The following is a simple C program:

#include <stdio.h>

typedef struct
{
    char a;
    double b;
} A;
int main(void) {
    printf("sizeof(A) is %d bytes\n", sizeof(A));
    return 0;
}

When I compiled it into 32-bit program, the output is:

sizeof(A) is 12 bytes

I know the structure memory modle should be:

 ____________________________
|a|3 padding| b              |
 ————————————————————————————

But When I compiled it into 64-bit program, the output is:

sizeof(A) is 16 bytes

So the structure memory modle should be:

 ____________________________________
|a|7 padding        | b              |
 ____________________________________

Personally, I think no matter the program is 32-bit or 64-bit, the size of structure should always be 16 bytes (since char is 1 byte long, and the alignment of double is 8 bytes). Why the size is 12 bytes in 32-bit program?

Answer 1

After delving into this question, I want to answer the question myself.

My OS is Solaris, and this issue occurs on X86(Jonathan Leffler's comment is right). When I test it on SPARC, both 32-bit and 64-bit program output "sizeof(A) is 16 bytes".

I think the reasons are:

1. On X86, accessing a non-aligned data will not cause the program to down, it will only affect the performance. For 32-bit program, the CPU instructions can access 4-byte of memory at a time, so accessing 8-byte double will use 2 instructions, it has no need to align the data. But for 64-bit program, the CPU instructions can access 8-byte of memory at a time, so aligning the 8-byte double will use only 1 instruction to get the data, and this will improve performance.
2. Ox SPARC, the data requires strict alignment, else it will cause "Bus error". So there are always 7 padding bytes before double data to make it aligned on the 8-byte address.

Simply, this issue depends on CPU, as user694733 has answered.

Answer 2

On Intel CPU, BOTH 32-bit and 64-bit machine, floating-point instruction of the "SIMD" variation read/write either 16 bytes ( 2 doubles) or 8 bytes (a single double), at a single machine instruction. Those are the most common instructions for handling floating-points. It is all a matter of SPEED:

Reading a single data item may be done either by "the aligned read instruction", or by the "unaligned read instruction". The aligned version is ensured to be quicker. Unaligned instruction has to deal with complicated cases where the data is split between two cache lines, or even two different memory pages. Further more, the CPU is optimized for certain instructions, namely the aligned ones. So much optimized, that reading a 1-byte data is more time-consuming then reading 16 aligned bytes. The archaic 1-bytes instructions of the 8088 ( MOV AL / MOV AH etc) are not hardware optimized.
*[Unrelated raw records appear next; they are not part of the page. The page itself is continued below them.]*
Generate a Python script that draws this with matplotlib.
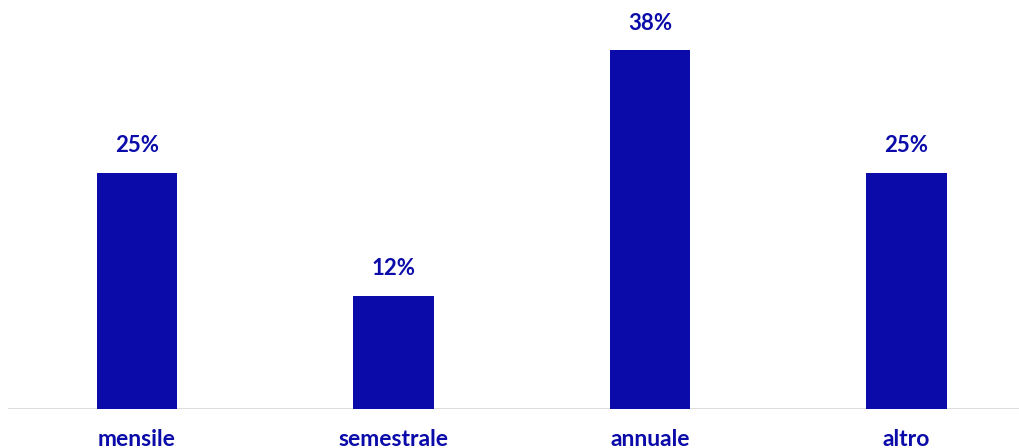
import matplotlib.pyplot as plt

categories = ["mensile", "semestrale", "annuale", "altro"]
values = [25, 12, 38, 25]
value_labels = ["25%", "12%", "38%", "25%"]

blue = "#0B0BAA"

fig = plt.figure(figsize=(10.2, 4.48), dpi=100)
ax = fig.add_axes([0, 39 / 448, 1, 409 / 448])

x = range(len(categories))
bars = ax.bar(x, values, width=0.312, color=blue, zorder=2)

ax.set_xlim(-137 / 256.5, (1020 - 137) / 256.5)
ax.set_ylim(0, 409 / 9.44)
ax.axis("off")
ax.axhline(0, xmin=9 / 1020, xmax=1, color="#D9D9D9", lw=2, zorder=1)

font = dict(family="Lato", fontweight="bold", color=blue)

for i, (v, lab) in enumerate(zip(values, value_labels)):
    ax.annotate(lab, (i, v), xytext=(0, 19.5), textcoords="offset points",
                ha="center", va="center", fontsize=16, **font)
    ax.annotate(categories[i], (i, 0), xytext=(0, -22), textcoords="offset points",
                ha="center", va="center", fontsize=16.5, annotation_clip=False, **font)

fig.savefig("out.png", dpi=100)
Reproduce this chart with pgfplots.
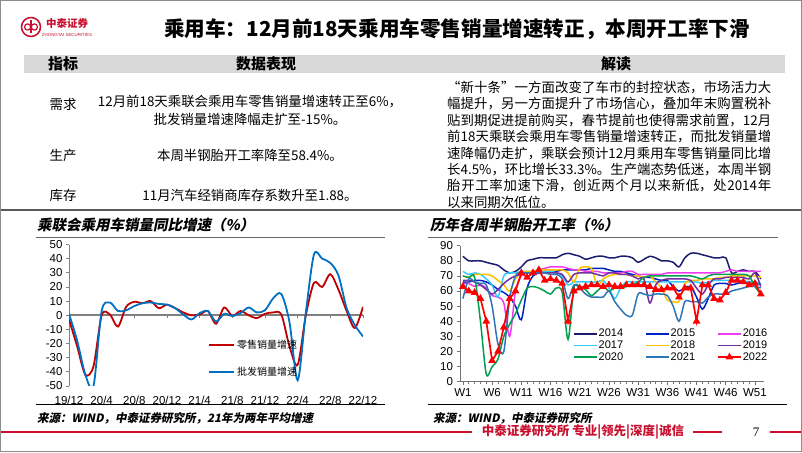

The Compiler writer has to choose either a dense code, or a fast code. In the old days when my PC had 16 KB of memory, memory was scarce. Later, one could instruct the compiler exactly how to align structure members. When 64-bits CPU came out, memory was cheap enough that structures sizes became a multiple of 16-bytes, and each structure member is aligned on its natural boundary - according to its type: even address for shorts, mod(4,0) for int and floats, mod(8,0) for _int64 and doubles, mod(16,0) for _mm128, mode(32,0) for _mm256

Answer 3

It is implementation defined.

In the end it's depended on what limits the CPU instructions have when accessing memory. Compilers in general try to pick layout that is most efficient in speed first, and in memory usage second.